Fue perdiendo la vista y, cuando los médicos la vieron, ya no había nada que hacer. Así que Filo creció, apañándoselas como pudo. Entrenando memoria, tacto y olfato para que fueran sus guías
Tiempo de lectura: 4 minutosFilomena Díaz Teresa. | Xuan Cueto
Hace ya muchísimos años que sus ojos comenzaron a teñir la realidad de oscuro y borrones, aunque nadie lo diría. Se mueve rápida y certera, sin necesidad de bastones ni ayudas. Y en su mirada y su charla hay tanta luz que ella sola alumbra la estancia entera. Su casa, es su refugio: un hogar esquinado, pequeño e impecable, que huele a hierbaluisa y a menta; a café y a bizcocho recién horneado; a madera añeja y cocina de carbón.
Podría decirse que Filo es un mapa. Un manual antiguo preñado de memoria prodigiosa escrita en tinta invisible. Un tratado de recetas, de técnicas de bordado, de licorería, botánica y usos de la tierra… un sistemático compendio lleno de aromas, números, medidas, costumbres y cantos; un libro enorme que enseña de superación, de retentiva, del poder de los sentidos, de no achicarse ante la verticalidad de la vida, de fuerza de voluntad, alegría, medicina y aprovechamiento.
Vino al mundo en Cainava, al calor de la misma cocina de leña que sigue atizando hoy, un día de lluvia fina del año 1943. Fue la mayor de tres hermanos en una casa donde cuidar la tierra, conocer las flores y las hierbas, aprovechar los frutos del bosque, plantar y cuidar animales era modo de vida.
Dice que le gustaba la escuela, pero había que trabajar. Y que con 13 años ya cuidaba de su abuela y subía, cada día y a jornada completa, a coser a Beleñu. Pero, antes y después, había que mecer, mover a las vacas, guisar, afeitar a los hombres, lavar en la fuente, cargar agua, ayudar en la hierba…
La vista, fue perdiéndola poco a poco, no sabe bien por qué. Recuerda coser de noche, casi a oscuras, mientras todos dormían. Y que cuando los médicos la vieron, ya no había nada que hacer. Así que Filo creció, apañándoselas como pudo. Entrenando memoria, tacto y olfato para que fueran sus guías a la vez que desarrollaba cien labores diarias sin achicarse, quejarse ni echarse atrás jamás.

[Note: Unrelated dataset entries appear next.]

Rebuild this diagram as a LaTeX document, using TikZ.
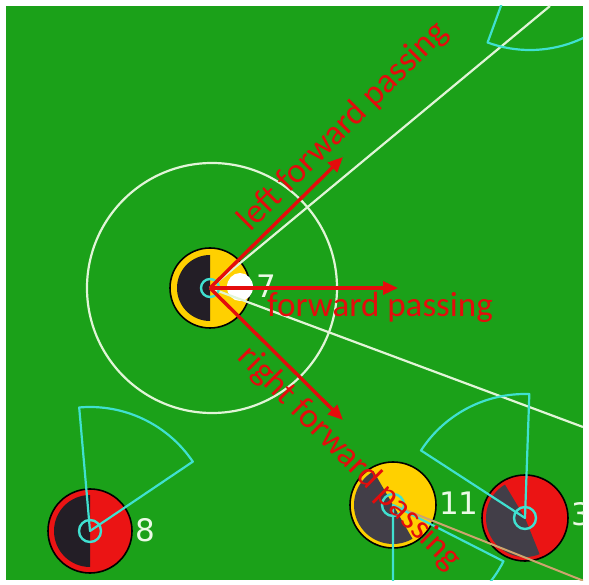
\documentclass[tikz,border=0pt]{standalone}
\usepackage{fontspec}
\newfontfamily\passfont{Carlito}
\newfontfamily\numfont{DejaVu Sans}
\usetikzlibrary{arrows.meta}
\definecolor{pitch}{RGB}{27,161,25}
\definecolor{chalkwhite}{RGB}{225,245,215}
\definecolor{cone}{RGB}{64,224,208}
\definecolor{passred}{RGB}{228,12,12}
\definecolor{yellowp}{RGB}{255,208,0}
\definecolor{redp}{RGB}{235,20,20}
\definecolor{darkp}{RGB}{35,30,38}
\definecolor{greyp}{RGB}{66,62,72}
\definecolor{numwhite}{RGB}{235,250,230}
\definecolor{tanline}{RGB}{205,165,110}
\tikzset{
  ring/.style={draw=black, line width=1.6pt},
  chalk/.style={draw=chalkwhite, line width=2.2pt},
  view/.style={draw=cone, line width=2.2pt, line join=round},
  eye/.style={draw=cone, line width=2.4pt},
  pass/.style={draw=passred, line width=3.4pt, -{Triangle[length=15pt, width=13pt]}},
  lbl/.style={font=\passfont\fontsize{35}{40}\selectfont, text=passred, inner sep=0pt},
  num/.style={font=\numfont\fontsize{31}{36}\selectfont, text=numwhite, inner sep=0pt},
}

\begin{document}
\begin{tikzpicture}[x=1pt, y=1pt]

\useasboundingbox (0,0) rectangle (589,584);
\fill[white] (0,0) rectangle (589,584);

% ── Spielfeld ───────────────────────────────────────────────
\fill[pitch] (6,4) rectangle (583,578);

\coordinate (p7) at (210,296);
\coordinate (p8) at (90,53);
\coordinate (p11) at (393,79);
\coordinate (p3) at (525,66);
\coordinate (ptop) at (530,658);

\begin{scope}
\clip (6,4) rectangle (583,578);

\draw[chalk] (212,296) circle (125);

% ── Spieler ─────────────────────────────────────────────────
\fill[yellowp] (p7) circle (40);
\fill[darkp] (p7) ++(90:33) arc[start angle=90, end angle=270, radius=33] -- cycle;
\draw[ring] (p7) circle (40);
\fill[white] (240,297) ellipse (13 and 14);

\fill[redp] (p8) circle (42);
\fill[darkp] (p8) ++(90:36) arc[start angle=90, end angle=270, radius=36] -- cycle;
\draw[ring] (p8) circle (42);

\fill[yellowp] (p11) circle (43);
\fill[greyp] (p11) -- ++(120:39) arc[start angle=120, end angle=300, radius=39] -- cycle;
\draw[ring] (p11) circle (43);

\fill[redp] (p3) circle (43);
\fill[greyp] (p3) -- ++(121:39) arc[start angle=121, end angle=292, radius=39] -- cycle;
\draw[ring] (p3) circle (43);

% ── Linien ──────────────────────────────────────────────────
\coordinate (c1) at (550,578);
\coordinate (c2) at (583,157);
\coordinate (t1) at (589,1);
\draw[chalk] (p7) -- (c1);
\draw[chalk] (p7) -- (c2);
\draw[draw=tanline, line width=2pt] (p11) -- (t1);

% ── Sichtfelder ─────────────────────────────────────────────
\draw[view] (p8) -- ++(34:124) arc[start angle=34, end angle=95, radius=124] -- cycle;
\draw[view] (p11) -- ++(-90:124) arc[start angle=-90, end angle=-27, radius=124] -- cycle;
\draw[view] (p3) -- ++(88:124) arc[start angle=88, end angle=147, radius=124] -- cycle;
\draw[view] (ptop) -- ++(250:124) arc[start angle=250, end angle=330, radius=124] -- cycle;
\foreach \p/\r in {p7/9, p8/11, p11/11, p3/11}
  \draw[eye] (\p) circle (\r);

\node[num] (n7) at (266,298) {7};
\node[num] (n8) at (145,54) {8};
\node[num] (n11) at (459,81) {11};
\node[num] (n3) at (581,70) {3};
\end{scope}

% ── Passrichtungen ──────────────────────────────────────────
\coordinate (lfp) at (343,427);
\coordinate (fp) at (398,296);
\coordinate (rfp) at (343,164);
\draw[pass] (p7) -- (lfp);
\draw[pass] (p7) -- (fp);
\draw[pass] (p7) -- (rfp);

\node[lbl, anchor=base] (tf) at (380,267) {forward passing};
\node[lbl, anchor=base, rotate=45] (tl) at (350,451) {left forward passing};
\node[lbl, anchor=base, rotate=-45] (tr) at (343,119) {right forward passing};

\end{tikzpicture}
\end{document}
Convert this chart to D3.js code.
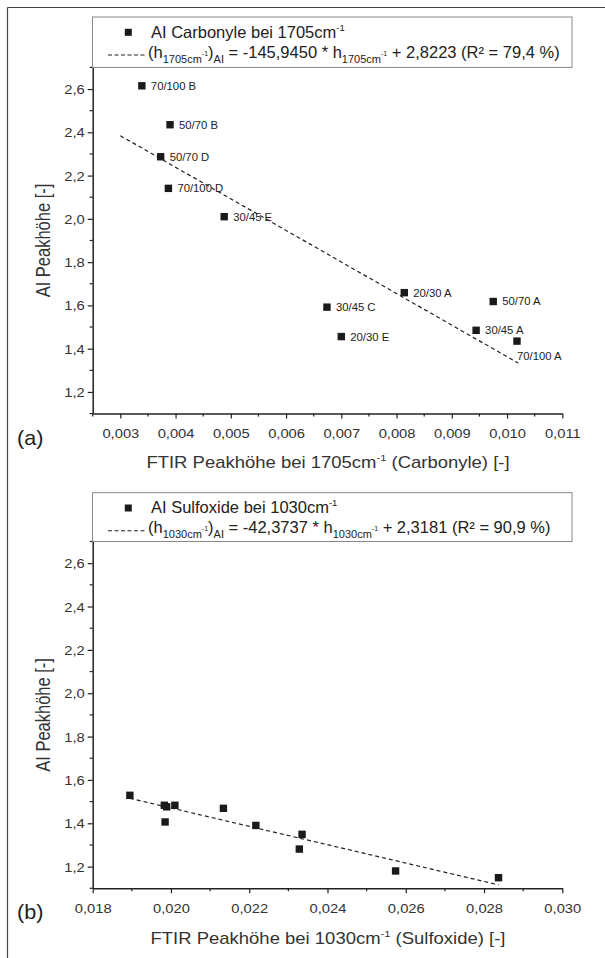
<!DOCTYPE html>
<html>
<head>
<meta charset="utf-8">
<script src="https://cdn.jsdelivr.net/npm/d3@7"></script>
<style>
  html, body { margin: 0; padding: 0; background: #fff; }
  svg { display: block; font-family: "Liberation Sans", Arial, sans-serif; }
</style>
</head>
<body>
<svg id="chart" width="605" height="958"></svg>
<script>
// Carbonyl band (1705 cm-1): FTIR peak height vs. AI peak height
const carbonylX = [0.00339, 0.00390, 0.00373, 0.00387, 0.00488, 0.00814, 0.00674, 0.00700, 0.00975, 0.00944, 0.01018];
const carbonylAI = [2.615, 2.435, 2.287, 2.141, 2.010, 1.659, 1.592, 1.456, 1.618, 1.485, 1.435];
const carbonylLabels = ["70/100 B", "50/70 B", "50/70 D", "70/100 D", "30/45 E", "20/30 A", "30/45 C", "20/30 E", "50/70 A", "30/45 A", "70/100 A"];
const carbonylLabelsBelow = ["70/100 A"];
const carbonylFit = { slope: -145.9450, intercept: 2.8223 };
const carbonylFitRange = [0.0030, 0.0102];

// Sulfoxide band (1030 cm-1)
const sulfoxideX = [0.01895, 0.01983, 0.01989, 0.02010, 0.01985, 0.02134, 0.02217, 0.02335, 0.02328, 0.02574, 0.02837];
const sulfoxideAI = [1.529, 1.483, 1.476, 1.483, 1.406, 1.469, 1.390, 1.349, 1.281, 1.180, 1.149];
const sulfoxideFit = { slope: -42.3737, intercept: 2.3181 };
const sulfoxideFitRange = [0.01895, 0.02837];

// Axis ticks
const yTicksMajor = [1.2, 1.4, 1.6, 1.8, 2.0, 2.2, 2.4, 2.6];
const yTicksMinor = [1.1, 1.3, 1.5, 1.7, 1.9, 2.1, 2.3, 2.5, 2.7];
const carbonylXTicksMajor = [0.003, 0.004, 0.005, 0.006, 0.007, 0.008, 0.009, 0.010, 0.011];
const carbonylXTicksMinor = [0.0025, 0.0035, 0.0045, 0.0055, 0.0065, 0.0075, 0.0085, 0.0095, 0.0105];
const sulfoxideXTicksMajor = [0.018, 0.020, 0.022, 0.024, 0.026, 0.028, 0.030];
const sulfoxideXTicksMinor = [0.019, 0.021, 0.023, 0.025, 0.027, 0.029];

const svg = d3.select("#chart");
const ink = "#222";
const textInk = "#333";
const wide = 1.17; // horizontal stretch of the axis lettering
const fmtY = d => d3.format(".1f")(d).replace(".", ",");
const fmtX = d => d3.format(".3f")(d).replace(".", ",");

// outer frame (left and top edges)
svg.append("line").attr("x1", 7.5).attr("y1", 7.5).attr("x2", 7.5).attr("y2", 958).attr("stroke", "#444").attr("stroke-width", 1.2);
svg.append("line").attr("x1", 7.5).attr("y1", 7.5).attr("x2", 605).attr("y2", 7.5).attr("stroke", "#444").attr("stroke-width", 1.2);

function drawPanel(cfg) {
  const g = svg.append("g");
  const x = d3.scaleLinear().domain(cfg.xDomain).range([92.7, 562.3]);
  const y = d3.scaleLinear().domain([1.1, 2.7]).range([cfg.bottom, cfg.top]);

  // y axis: major labelled ticks + minor ticks
  const yAxis = g.append("g").attr("transform", "translate(92.7,0)")
    .call(d3.axisLeft(y).tickValues(yTicksMajor).tickFormat(fmtY).tickSize(5).tickSizeOuter(0));
  yAxis.append("g").selectAll("line").data(yTicksMinor).join("line")
    .attr("x1", 0).attr("x2", -3).attr("y1", d => y(d)).attr("y2", d => y(d));

  // x axis
  const xAxis = g.append("g").attr("transform", `translate(0,${cfg.bottom})`)
    .call(d3.axisBottom(x).tickValues(cfg.xMajor).tickFormat(cfg.xLabel).tickSize(5).tickSizeOuter(0));
  xAxis.append("g").selectAll("line").data(cfg.xMinor).join("line")
    .attr("y1", 0).attr("y2", 3).attr("x1", d => x(d)).attr("x2", d => x(d));

  [yAxis, xAxis].forEach(a => {
    a.select(".domain").attr("stroke", ink).attr("stroke-width", 1.5);
    a.selectAll("line").attr("stroke", ink).attr("stroke-width", 1.2);
    a.selectAll("text").attr("fill", textInk).style("font-size", "12.6px")
      .style("font-family", "'Liberation Sans', Arial, sans-serif");
  });
  yAxis.selectAll(".tick text").attr("x", 0).attr("y", 0).attr("dy", "0.36em")
    .attr("transform", `translate(-8,0) scale(${wide},1)`);
  xAxis.selectAll(".tick text").attr("x", 0).attr("y", 0).attr("dy", 0)
    .attr("transform", `translate(0,24.7) scale(${wide},1)`);

  // regression line
  g.append("line")
    .attr("x1", x(cfg.fitRange[0])).attr("y1", y(cfg.fit.slope * cfg.fitRange[0] + cfg.fit.intercept))
    .attr("x2", x(cfg.fitRange[1])).attr("y2", y(cfg.fit.slope * cfg.fitRange[1] + cfg.fit.intercept))
    .attr("stroke", ink).attr("stroke-width", 1.2).attr("stroke-dasharray", "4,3");

  // data points
  const s = 7.4;
  g.append("g").selectAll("rect").data(cfg.xs).join("rect")
    .attr("x", (d, i) => x(d) - s / 2).attr("y", (d, i) => y(cfg.ys[i]) - s / 2)
    .attr("width", s).attr("height", s).attr("fill", "#1a1a1a");

  // sample labels
  if (cfg.labels) {
    g.append("g").selectAll("text").data(cfg.labels).join("text")
      .attr("x", (d, i) => cfg.below.includes(d) ? x(cfg.xs[i]) : x(cfg.xs[i]) + 9)
      .attr("y", (d, i) => cfg.below.includes(d) ? y(cfg.ys[i]) + 15 : y(cfg.ys[i]))
      .attr("dy", "0.35em").style("font-size", "11.3px").attr("fill", "#222")
      .text(d => d);
  }

  // axis titles
  g.append("text")
    .attr("transform", `translate(43,${(cfg.top + cfg.bottom) / 2}) rotate(-90) scale(1,${wide})`)
    .attr("text-anchor", "middle").attr("dy", "0.35em")
    .style("font-size", "16.5px").attr("fill", textInk).text("AI Peakhöhe [-]");

  const xt = g.append("text")
    .attr("transform", `translate(328,${cfg.bottom + cfg.titleGap}) scale(${wide},1)`)
    .attr("text-anchor", "middle").style("font-size", "15.8px").attr("fill", textInk);
  xt.append("tspan").text(`FTIR Peakhöhe bei ${cfg.band}cm`);
  xt.append("tspan").attr("dy", -7).style("font-size", "9.5px").text("-1");
  xt.append("tspan").attr("dy", 7).text(` (${cfg.group}) [-]`);

  g.append("text")
    .attr("transform", `translate(17,${cfg.bottom + 31}) scale(1.08,1)`)
    .style("font-size", "20px").attr("fill", "#222").text(cfg.tag);

  // legend box
  const lg = g.append("g").attr("transform", `translate(0,${cfg.legendTop})`);
  lg.append("rect").attr("x", 92.5).attr("y", 0).attr("width", 479.5).attr("height", cfg.top - cfg.legendTop)
    .attr("fill", "#fff").attr("stroke", "#888").attr("stroke-width", 1);
  lg.append("rect").attr("x", 128.3 - 3.5).attr("y", 15.3 - 3.5).attr("width", 7).attr("height", 7).attr("fill", "#1a1a1a");
  const t1 = lg.append("text").attr("x", 151).attr("y", 20.5).style("font-size", "16.5px").attr("fill", "#222");
  t1.append("tspan").text(`AI ${cfg.group} bei ${cfg.band}cm`);
  t1.append("tspan").attr("dy", -7).style("font-size", "9.5px").text("-1");

  lg.append("line").attr("x1", 108).attr("x2", 146).attr("y1", 38).attr("y2", 38)
    .attr("stroke", ink).attr("stroke-width", 1.1).attr("stroke-dasharray", "4,2.5");
  const t2 = lg.append("text").attr("x", 148).attr("y", 40.5).style("font-size", "16.5px").attr("fill", "#222");
  t2.append("tspan").text("(h");
  t2.append("tspan").attr("dy", 5).style("font-size", "11px").text(`${cfg.band}cm`);
  t2.append("tspan").attr("dy", -7).style("font-size", "7px").text("-1");
  t2.append("tspan").attr("dy", 2).text(")");
  t2.append("tspan").attr("dy", 5).style("font-size", "11px").text("AI");
  t2.append("tspan").attr("dy", -5).text(` = ${cfg.eq} * h`);
  t2.append("tspan").attr("dy", 5).style("font-size", "11px").text(`${cfg.band}cm`);
  t2.append("tspan").attr("dy", -7).style("font-size", "7px").text("-1");
  t2.append("tspan").attr("dy", 2).text(` + ${cfg.icpt} (R² = ${cfg.r2} %)`);
}

drawPanel({
  xDomain: [0.0025, 0.011], top: 67.4, bottom: 413.6, legendTop: 17, titleGap: 54,
  xMajor: carbonylXTicksMajor, xMinor: carbonylXTicksMinor, xLabel: fmtX,
  xs: carbonylX, ys: carbonylAI, labels: carbonylLabels, below: carbonylLabelsBelow,
  fit: carbonylFit, fitRange: carbonylFitRange,
  band: "1705", group: "Carbonyle", tag: "(a)",
  eq: "-145,9450", icpt: "2,8223", r2: "79,4"
});

drawPanel({
  xDomain: [0.018, 0.030], top: 541.5, bottom: 888.3, legendTop: 492.7, titleGap: 56,
  xMajor: sulfoxideXTicksMajor, xMinor: sulfoxideXTicksMinor, xLabel: fmtX,
  xs: sulfoxideX, ys: sulfoxideAI, labels: null, below: [],
  fit: sulfoxideFit, fitRange: sulfoxideFitRange,
  band: "1030", group: "Sulfoxide", tag: "(b)",
  eq: "-42,3737", icpt: "2,3181", r2: "90,9"
});
</script>
</body>
</html>
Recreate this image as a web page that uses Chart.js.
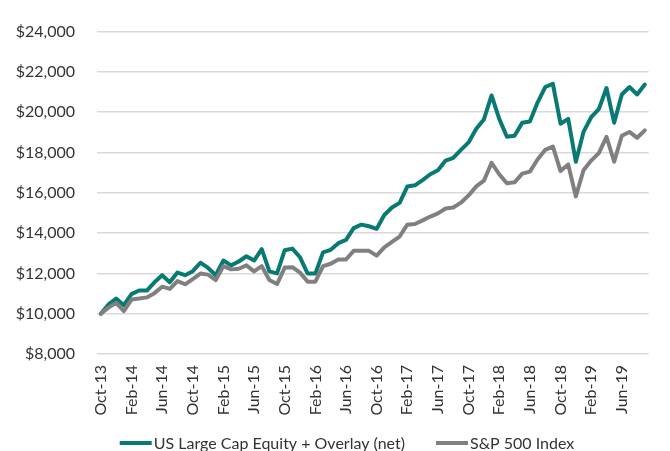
<!DOCTYPE html>
<html>
<head>
<meta charset="utf-8">
<script src="https://cdn.jsdelivr.net/npm/chart.js@4.4.1/dist/chart.umd.min.js"></script>
<style>
    html, body { margin: 0; padding: 0; background: #fff; overflow: hidden; }
    #wrap { width: 670px; height: 451px; overflow: hidden; }
    canvas { display: block; }
</style>
</head>
<body>
<div id="wrap"><canvas id="chartGrowth" width="675" height="451"></canvas></div>
<script>
// meses Oct-13 .. Sep-19
const MESES = [
    'Oct-13', 'Nov-13', 'Dec-13',
    'Jan-14', 'Feb-14', 'Mar-14', 'Apr-14', 'May-14', 'Jun-14', 'Jul-14', 'Aug-14', 'Sep-14', 'Oct-14', 'Nov-14', 'Dec-14',
    'Jan-15', 'Feb-15', 'Mar-15', 'Apr-15', 'May-15', 'Jun-15', 'Jul-15', 'Aug-15', 'Sep-15', 'Oct-15', 'Nov-15', 'Dec-15',
    'Jan-16', 'Feb-16', 'Mar-16', 'Apr-16', 'May-16', 'Jun-16', 'Jul-16', 'Aug-16', 'Sep-16', 'Oct-16', 'Nov-16', 'Dec-16',
    'Jan-17', 'Feb-17', 'Mar-17', 'Apr-17', 'May-17', 'Jun-17', 'Jul-17', 'Aug-17', 'Sep-17', 'Oct-17', 'Nov-17', 'Dec-17',
    'Jan-18', 'Feb-18', 'Mar-18', 'Apr-18', 'May-18', 'Jun-18', 'Jul-18', 'Aug-18', 'Sep-18', 'Oct-18', 'Nov-18', 'Dec-18',
    'Jan-19', 'Feb-19', 'Mar-19', 'Apr-19', 'May-19', 'Jun-19', 'Jul-19', 'Aug-19', 'Sep-19'
];

const OVERLAY = [
    10000, 10460, 10750,
    10420, 10970, 11150, 11150, 11560, 11910, 11560, 12040, 11910, 12110, 12530, 12270,
    11910, 12640, 12400, 12590, 12850, 12640, 13200, 12100, 12000, 13150, 13230, 12800,
    11990, 11990, 13040, 13170, 13500, 13660, 14250, 14420, 14340, 14210, 14900, 15270,
    15500, 16310, 16370, 16630, 16920, 17120, 17600, 17730, 18130, 18500, 19180, 19640,
    20830, 19670, 18780, 18830, 19480, 19540, 20480, 21250, 21410, 19430, 19670, 17540,
    19020, 19750, 20150, 21200, 19480, 20880, 21250, 20880, 21370
];

const SP500 = [
    10000, 10300, 10540,
    10130, 10700, 10750, 10810, 11020, 11340, 11230, 11620, 11460, 11720, 11990, 11940,
    11670, 12360, 12200, 12230, 12400, 12100, 12360, 11670, 11470, 12290, 12310, 12040,
    11590, 11590, 12360, 12480, 12690, 12690, 13120, 13120, 13120, 12880, 13290, 13560,
    13830, 14420, 14450, 14630, 14820, 14980, 15220, 15270, 15510, 15870, 16320, 16600,
    17490, 16920, 16470, 16520, 16950, 17050, 17650, 18130, 18300, 17080, 17410, 15820,
    17120, 17600, 17970, 18780, 17540, 18830, 19020, 18730, 19100
];

const Y_MIN = 8000;
const Y_MAX = 24000;
const Y_STEP = 2000;
const CADA_N = 4; // una etiqueta cada 4 meses

const FUENTE = 'Lato, "DejaVu Sans", sans-serif';

// leyenda dibujada a mano debajo del eje
const leyenda = {
    id: 'leyendaAbajo',
    afterDraw(chart) {
        const ctx = chart.ctx;
        const sets = chart.data.datasets;
        ctx.save();
        ctx.font = '16px ' + FUENTE;
        ctx.textBaseline = 'middle';
        const linea = 32, gap = 2, sep = 31;
        let total = 0;
        sets.forEach((ds, i) => {
            total += linea + gap + ctx.measureText(ds.label).width + (i < sets.length - 1 ? sep : 0);
        });
        let x = 347 - total / 2;
        const y = 443;
        sets.forEach(ds => {
            ctx.strokeStyle = ds.borderColor;
            ctx.lineWidth = 4;
            ctx.beginPath();
            ctx.moveTo(x, y);
            ctx.lineTo(x + linea, y);
            ctx.stroke();
            x += linea + gap;
            ctx.fillStyle = '#333';
            ctx.fillText(ds.label, x, y + 1);
            x += ctx.measureText(ds.label).width + sep;
        });
        ctx.restore();
    }
};

new Chart(document.getElementById('chartGrowth'), {
    type: 'line',
    data: {
        labels: MESES,
        datasets: [
            {
                label: 'US Large Cap Equity + Overlay (net)',
                data: OVERLAY,
                borderColor: '#087a73',
                backgroundColor: '#087a73',
                borderWidth: 4,
                order: 1
            },
            {
                label: 'S&P 500 Index',
                data: SP500,
                borderColor: '#808080',
                backgroundColor: '#808080',
                borderWidth: 4,
                order: 0
            }
        ]
    },
    options: {
        responsive: false,
        animation: false,
        devicePixelRatio: 1,
        layout: { padding: { top: 24, left: 0, right: 0, bottom: 0 } },
        elements: {
            point: { radius: 0 },
            line: { tension: 0, borderJoinStyle: 'round', borderCapStyle: 'round' }
        },
        plugins: {
            legend: { display: false },
            tooltip: { enabled: false }
        },
        scales: {
            x: {
                offset: true,
                afterFit: s => { s.height = 97; },
                grid: { display: false, drawTicks: false },
                border: { display: false },
                ticks: {
                    autoSkip: false,
                    maxRotation: 90,
                    minRotation: 90,
                    padding: 11,
                    color: '#333',
                    font: { family: FUENTE, size: 16 },
                    callback: (v, i) => (i % CADA_N === 0 ? MESES[i] : '')
                }
            },
            y: {
                min: Y_MIN,
                max: Y_MAX,
                afterFit: s => { s.width = 97; },
                grid: { color: '#d9d9d9', lineWidth: 1.5, drawTicks: false },
                border: { display: false },
                ticks: {
                    stepSize: Y_STEP,
                    padding: 22,
                    color: '#333',
                    font: { family: FUENTE, size: 16 },
                    callback: v => '$' + v.toLocaleString('en-US')
                }
            }
        }
    },
    plugins: [leyenda]
});
</script>
</body>
</html>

Ahora, aunque hace ya mucho que no lo hace, si cierra los ojos y se concentra puede describir –piedra a piedra, curva a curva- el camino hasta San Juan. Es capaz de recitar, de carrera, cientos de números de teléfono o decenas de recetas, culinarias y también para bebidas caseras y jarabes –contra el frío, los males y los dolores- a base de orujo y hierbas silvestres, granos de café, terrones de azúcar, frutos y ramas de canela. Y aunque también repartió el pan y la leche de la zona durante años, de lo que más presume es de guisar bien, una cualidad en la que destacó desde niña y que llevaba a su mesa a muchísimos vecinos en fechas señaladas, como el San Martin, las fiestas, la sextaferia o el amagüestu.
Durante mucho tiempo, cuidó de toda la familia: abuela, tíos, padre, madre…tantos que se le podría convalidar el título de enfermera. Y nunca se casó ni cortejó en ninguna fiesta porque –afirma-tenía otras preocupaciones y salía poco, aprendiendo a sobrevivir a oscuras en un mundo de labor continua y sin descansos.
Filo es luz: una vela encendida en mitad de una cueva. Un mapa imprescindible para conocer voluntad y entereza. Un manual de fuerza que vive escondido en una casa esquinada, rodeada de aroma a guisos, bizcocho, hierbas y café, en un recoveco de los montes de Ponga.